Ironically, when she was President, Cory signed an Executive Order urging all government employees to use Filipino in their official transactions and communications. She was the only president to have done that. Other presidents have been, for political reasons, unwilling to comply with the Philippine Constitution, that mandates that Filipino be indeed the primary medium of official communication and the primary medium of instruction.

Encounters with the Rich & Famous: Imelda Romualdez Marcos
7/29/2010 6:56:31 PM

I headed the Secretariat of the World Population Congress, held at the Philippine International Convention Center (PICC) in 1979. There was a typhoon then, devastating a number of places in Manila. Past midnight, I was alone in the huge Secretariat room, still proofreading the newsletter for the next day. Suddenly, Imelda walked in, alone. She went to the window, looked at the raging wind outside, and said, loud enough for me to hear (obviously meant for my ears), "We build, but nature destroys." (She said it in Filipino, "Kawawa naman tayo. Itatayo natin tapos gigibain lang ng bagyo.") At that moment, although I was no admirer of hers because I had worked in the anti-Marcos newspaper Imelda's Monthly in 1972 and had written the obviously anti-Imelda plays Tao and Halimaw for PETA in 1970, I could not help but be awed. She was then, as many who knew her then attest, extremely charming.

After I had written the two anti-Imelda plays, she called me and a number of other PETA people to Malacanang. When she came face to face with me in the line of handshakers, she said, "So you're the one." (She said it in Filipino, "Ikaw pala iyon.") She didn't say anything else.

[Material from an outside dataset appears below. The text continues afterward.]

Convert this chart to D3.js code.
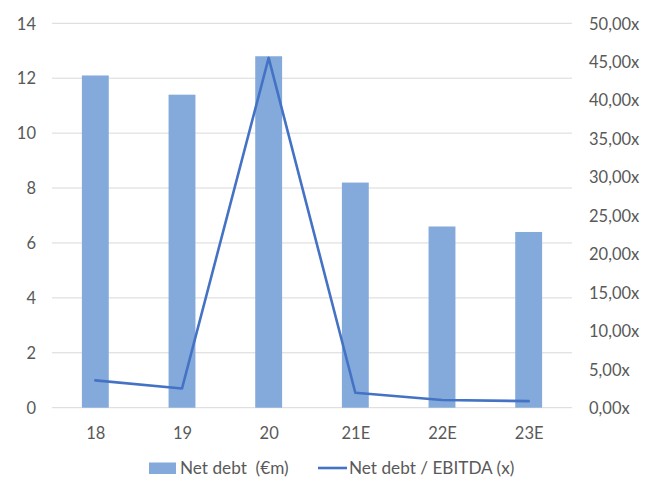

A couple of weeks later, at the Cultural Center of the Philippines, in a huge crowd, she saw me across the hall and shouted, "Isagani!" I remember not being able to get through the crowd to shake her hand, but I felt very good then, since I thought she remembered my name. Now, looking back, I realize that an aide must have whispered my name and pointed me out to her. On the other hand, she is reputed to have a photographic memory. I would also have remembered a playwright who made a fool of me onstage!